В критике 1890-х годов произведение Лескова оценивалось также очень сдержанно. Не осведомленный в цензурной истории сказки Лескова В. А. Гольцев писал в «Русской мысли»: «Ее односторонность… очевидна, и я не понимаю, как может впадать в такую односторонность писатель, призывающий на борьбу с общественным злом, — ведь это зло надо определить, отличить от добра, ведь для этого надо иметь сознание того, какие общественные порядки хороши, какие плохи и вредны» («Русская мысль», 1894, № 12, стр. 194).

Вскоре после выхода сказки «Час воли божией» Лесков предложил «Русской мысли» напечатать такие произведения («Нашествие варваров», «Заячий ремиз» и др.), в которых общественное зло было определено с полной четкостью, и редактор «Русской мысли» В. А. Гольцев трусливо отказался их печатать (об этом см. в примечаниях к «Заячьему ремизу»).

По поводу «Крейцеровой сонаты»

Печатается по тексту журнала «Нива», 1899, № 30, стр. 657–564, где рассказ был напечатан под названием «Рассказы кстати» («По поводу «Крейцеровой сонаты»). Посмертный очерк Н. С. Лескова».

Написано в 1890 году (см. А. Лесков. Жизнь Николая Лескова, стр. 489). По свидетельству А. Лескова, рассказ имел другое название — «Дама с похорон Достоевского», видимо отброшенное автором (там же, стр. 371).

Рассказ Лескова, как свидетельствует его название, связан с повестью Л. Толстого «Крейцерова соната», над которой автор работал в 1887–1889 годах. После неоднократных цензурных запретов «Крейцерова соната» была напечатана в 1891 году. Но еще до окончательной обработки повесть разошлась во множестве литографированных и гектографированных списков. На эти списки довольна широко отозвалась периодическая пресса, как русская, так и заграничная.
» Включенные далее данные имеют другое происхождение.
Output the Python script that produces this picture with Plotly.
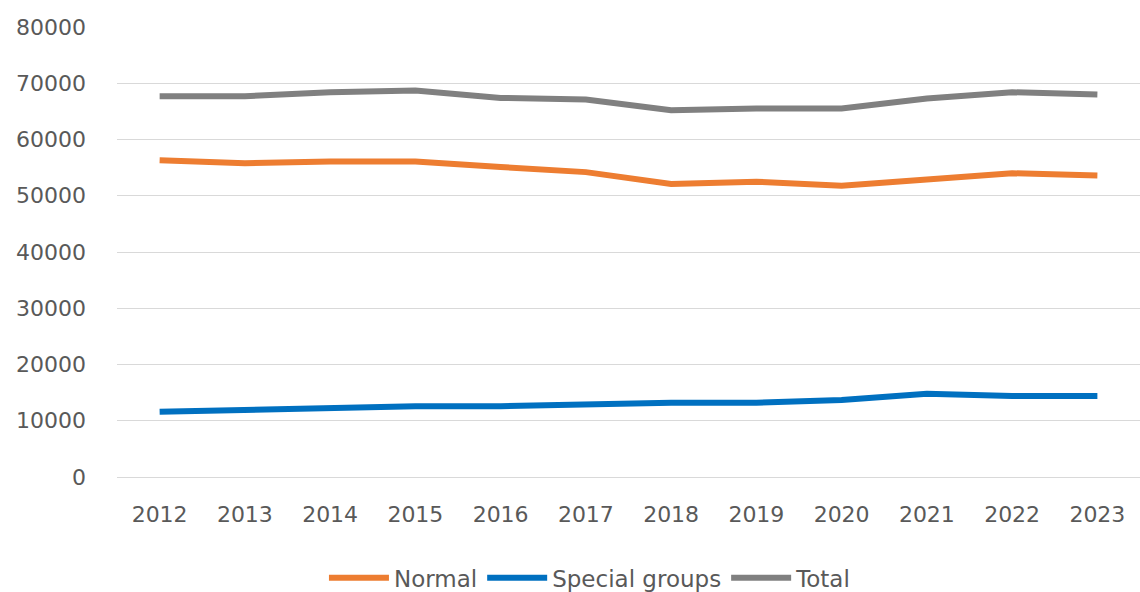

Появилось также несколько беллетристических произведений, большинство которых полемизировало с основной идеей повести Л. Толстого. Наиболее значительным среди них был рассказ Лескова «По поводу «Крейцеровой сонаты». Лесков познакомился с произведением Л. Толстого по литографическому списку предпоследней редакции.